3きょうだいの真ん中で過ごした経験もあり、小さいながらになんとなく自立が求められているんだろうなと自覚していました。
それが行動にも表れていたんでしょうね。

渋谷でのスカウトがきっかけに芸能界に

高校生の時に渋谷でスカウトされたことがきっかけで芸能界入りしました。

当時流行っていたアイドルのオーディション番組に友達とふざけ半分で応募するなど、人並みにアイドルに憧れはあったのですが、「絶対に芸能界に入る」という強い意思はなかったんです。

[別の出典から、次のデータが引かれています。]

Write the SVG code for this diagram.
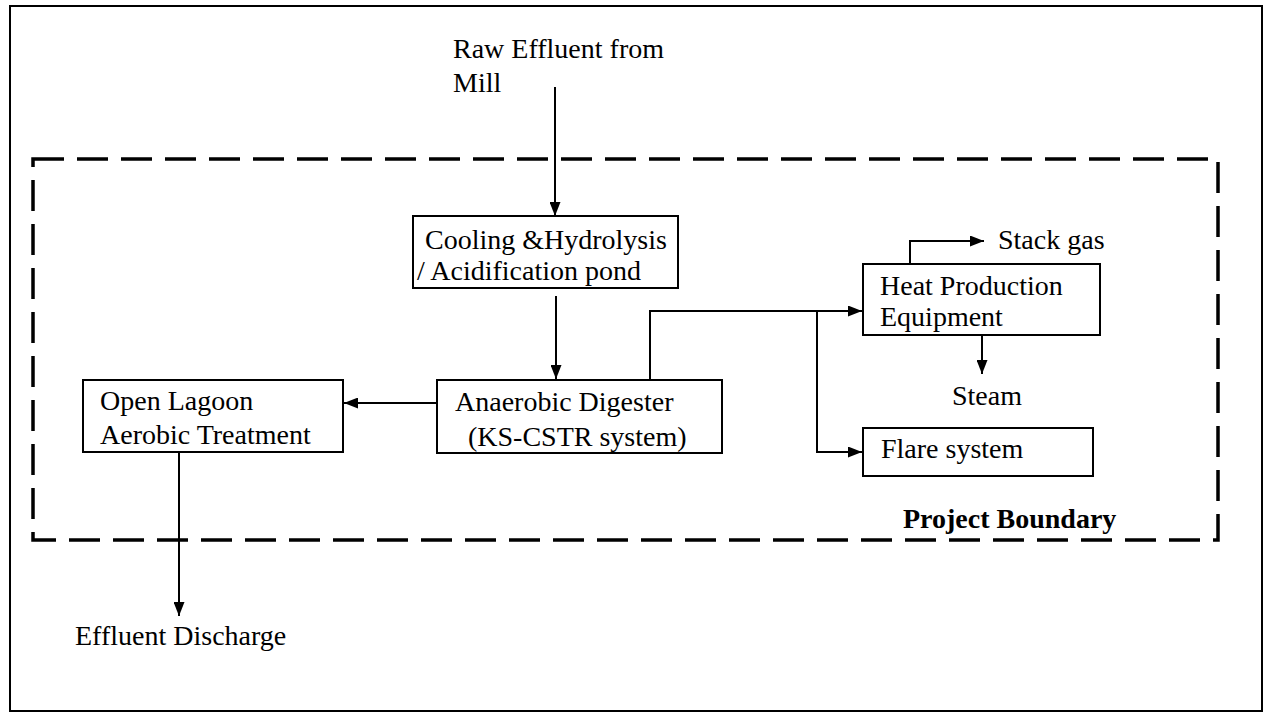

高校卒業後は保育士になることも考えたんですが、専門学校行くにしても親に負担をかけるからやめようと。
当時は就職氷河期で、やることが決まらず焦っていた時のことだったので半ば「ラッキー」みたいな気持ちでしたね。
声をかけてくれたスカウトが同じ中学校の出身だったという偶然も後押ししたかも(笑)

親に相談したところ、特に止められることもなく背中を押してくれました。

良い意味で放任主義というか、私がやりたいことは、人に迷惑をかけるものでなければ基本的に認めてくれたのでとても感謝しています。

うつ病で芸能界を引退 幼少期にあこがれた保育現場へ

当時の私は運がよく、あまり下積みもなくテレビなどの仕事をたくさんいただけるようになりました。

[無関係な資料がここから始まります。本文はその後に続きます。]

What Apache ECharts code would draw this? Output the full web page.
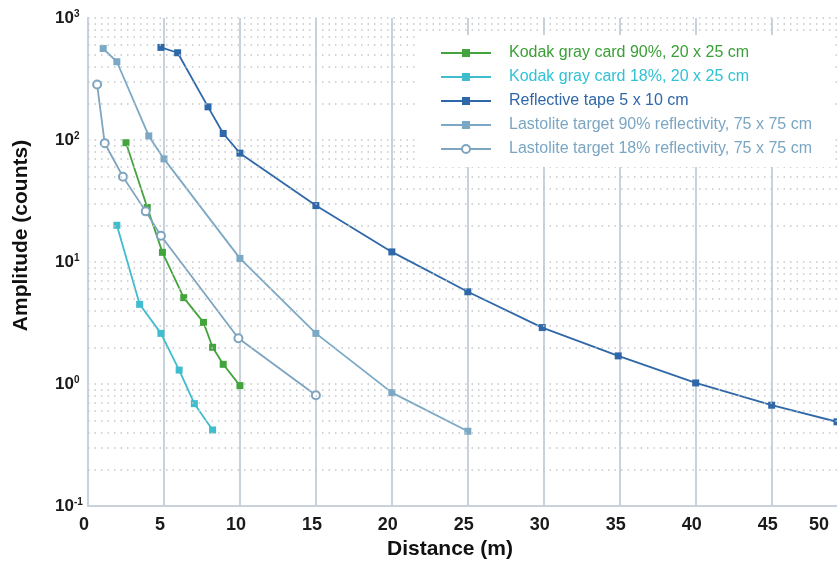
<!DOCTYPE html>
<html>
<head>
<meta charset="utf-8">
<script src="https://cdn.jsdelivr.net/npm/echarts@6/dist/echarts.min.js"></script>
<style>
html,body{margin:0;padding:0;background:#fff;}
#chart{width:837px;height:565px;}
</style>
</head>
<body>
<div id="chart"></div>
<script>
// ---- data ----
var seriesNames = [
  'Kodak gray card 90%, 20 x 25 cm',
  'Kodak gray card 18%, 20 x 25 cm',
  'Reflective tape 5 x 10 cm',
  'Lastolite target 90% reflectivity, 75 x 75 cm',
  'Lastolite target 18% reflectivity, 75 x 75 cm'
];
var kodak90X = [2.5, 3.9, 4.9, 6.3, 7.6, 8.2, 8.9, 10.0];
var kodak90Y = [95, 28, 12, 5.1, 3.2, 2.0, 1.45, 0.97];
var kodak18X = [1.9, 3.4, 4.8, 6.0, 7.0, 8.2];
var kodak18Y = [20, 4.5, 2.6, 1.3, 0.69, 0.42];
var tapeX = [4.8, 5.9, 7.9, 8.9, 10.0, 15.0, 20.0, 25.0, 29.9, 34.9, 40.0, 45.0, 49.3];
var tapeY = [574, 519, 187, 113, 78, 29, 12.1, 5.7, 2.9, 1.70, 1.02, 0.67, 0.49];
var last90X = [1.0, 1.9, 4.0, 5.0, 10.0, 15.0, 20.0, 25.0];
var last90Y = [562, 438, 108, 70, 10.7, 2.6, 0.85, 0.41];
var last18X = [0.6, 1.1, 2.3, 3.8, 4.8, 9.9, 15.0];
var last18Y = [285, 94, 50, 26, 16.4, 2.37, 0.81];
var minorGridValues = [0.2,0.3,0.4,0.5,0.6,0.7,0.8,0.9, 2,3,4,5,6,7,8,9, 20,30,40,50,60,70,80,90, 200,300,400,500,600,700,800,900];
var xMin = 0, xMax = 49.3, xInterval = 5;
var yMin = 0.1, yMax = 1000;

var colors = ['#43a43d', '#3fbccd', '#2f68a8', '#7ba8c5', '#7ea4bf'];
var textColors = ['#3a9f36', '#30c2d4', '#2f68a8', '#7aa6c3', '#7aa6c3'];

function zip(xs, ys){ return xs.map(function(x,i){ return [x, ys[i]]; }); }
var seriesData = [zip(kodak90X,kodak90Y), zip(kodak18X,kodak18Y), zip(tapeX,tapeY), zip(last90X,last90Y), zip(last18X,last18Y)];
var symbols = ['rect','rect','rect','rect','emptyCircle'];

var narrow = '"Liberation Sans Narrow", "Arial Narrow", "Liberation Sans", Arial, sans-serif';
var sans = '"Liberation Sans", Arial, Helvetica, sans-serif';
var dotted = { color: '#c4c7ca', width: 1.5, type: [1.5, 5] };

var series = seriesData.map(function(d, i){
  var hollow = symbols[i] === 'emptyCircle';
  return {
    name: seriesNames[i], type: 'line', data: d, symbol: symbols[i],
    symbolSize: hollow ? 8 : 7,
    showSymbol: true, clip: true, z: 3,
    lineStyle: { color: colors[i], width: 1.8 },
    itemStyle: { color: colors[i], borderWidth: hollow ? 1.6 : 0 },
    emphasis: { disabled: true }, animation: false
  };
});
series.push({
  type: 'line', data: [], z: 1, silent: true, animation: false,
  markLine: { silent: true, symbol: ['none','none'], label: { show: false }, animation: false,
    lineStyle: dotted,
    data: minorGridValues.map(function(v){ return { yAxis: v }; }) }
});

var chart = echarts.init(document.getElementById('chart'), null, { renderer: 'canvas' });
chart.setOption({
  backgroundColor: '#fff',
  animation: false,
  grid: { left: 88, right: 0, top: 18, bottom: 56, containLabel: false },
  legend: {
    orient: 'vertical', left: 418, top: 35, padding: [10, 20, 10, 22],
    backgroundColor: '#fff', itemWidth: 50, itemHeight: 10, itemGap: 8, z: 10,
    textStyle: { fontFamily: sans, fontSize: 16, padding: [0, 0, 0, 13] },
    data: seriesNames.map(function(n, i){ return { name: n, textStyle: { color: textColors[i] } }; })
  },
  xAxis: {
    type: 'value', min: xMin, max: xMax, interval: xInterval,
    name: 'Distance (m)', nameLocation: 'middle', nameGap: 33,
    nameTextStyle: { fontFamily: sans, fontWeight: 'bold', fontSize: 21, color: '#111', padding: [0, 25, 0, 0] },
    axisLine: { show: true, lineStyle: { color: '#c9d2da', width: 2 } },
    axisTick: { show: false },
    axisLabel: { fontFamily: narrow, fontWeight: 'bold', fontSize: 18, color: '#1a1a1a', margin: 10,
      padding: [0, 8, 0, 0], alignMaxLabel: 'right',
      formatter: function(v){ return String(Math.round(v / 5) * 5); } },
    splitLine: { show: true, showMinLine: false, showMaxLine: false, lineStyle: { color: '#c9d2da', width: 2 } }
  },
  yAxis: {
    type: 'log', logBase: 10, min: yMin, max: yMax,
    name: 'Amplitude (counts)', nameLocation: 'middle', nameGap: 56,
    nameTextStyle: { fontFamily: sans, fontWeight: 'bold', fontSize: 21, color: '#111', padding: [0, 0, 0, 53] },
    axisLine: { show: true, lineStyle: { color: '#c9d2da', width: 2 } },
    axisTick: { show: false },
    axisLabel: {
      margin: 33, align: 'left',
      formatter: function(v){ var e = Math.round(Math.log(v) / Math.LN10); return '{b|10}{s|' + e + '}'; },
      rich: {
        b: { fontFamily: narrow, fontWeight: 'bold', fontSize: 17, color: '#1a1a1a', lineHeight: 17 },
        s: { fontFamily: narrow, fontWeight: 'bold', fontSize: 10, color: '#1a1a1a', lineHeight: 10, verticalAlign: 'top' }
      }
    },
    splitLine: { show: true, lineStyle: dotted }
  },
  series: series
});
</script>
</body>
</html>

でも、流れるように芸能界に入ったこともあり、1つ1つの仕事で結果を残さなきゃいけないプレッシャーに勝てないことなどが重なり、うつ病になってしまいました。

次の仕事を探すにしても、高校から芸能界に入ってしまった私は何をしようかとても悩みました。

そんなとき、将来の夢について書いた幼少期の文章を見つけたんですよね。
そこにはアイドルと保育士などが記載されていて…

流されるがままにやっていたと思っていたタレントの仕事も、実は自分がやりたいことを選択していたんだと気づかされました。

それで、どうせ仕事をするなら昔したかった子どもと触れ合う仕事に就こうと。

最初は子供服を売るアルバイトをしたのですが、やっぱり直接子どもと触れ合いたいなと思うようになって、保育業界を本格的に志すことになりました。

保育士の仕事探してみたら保育補助という仕事なら資格がなくても働けることを知って、応募しました。

憧れだった保育現場へ、実感した理想と現実のギャップ

子どもはかわいく、保育の仕事はとても楽しかったのですが、
現場での経験を重ねるにつれ、安全面からどうしても閉鎖的になりがちな状況を見て「もっと外部と触れる機会があった方が良いんじゃないかな」などと思うようになりました。

でも資格もないし、自分はそれを変える権利もない…
そう考えたときに自分の理想とする保育園を作った方が早いと思ったんです。

保育園を作るには多額のお金が必要で、1年間資金集めに奔走しました。
何から始めて良いかもわからなかったので、いろんな人に会い、とにかく自分の考えを聞いてもらいアドバイスをもらい続けました。

今考えると熱量だけで動いていましたね(笑)
そんななか、運よくある会社が保育園を作るタイミングと重なり、監修という形で立ち上げに携わらせていただきました。

うつ病になったとき、自分自身を見つめ直そうと、我慢しがちだった幼少期のことを振り返ったんです。

我慢していたということは、本当は自我が強いということだということに行き着きました。
言えない自分を変えなければ一生このままだと思い、行動したことが夢の実現に結びついたと思います。

今は私が保育園を始めたころよりに比べて、保育を取り巻く環境も大分改善されたと思います。
これからも何らかの形で保育現場をサポートできればうれしいですね。


<プロフィール>
小阪由佳
「cheer lead」代表

神奈川県出身。2004年に芸能界デビュー。現在は、芸能事務所や保育園を支援する事業などを手掛ける「cheer lead」の代表を務める。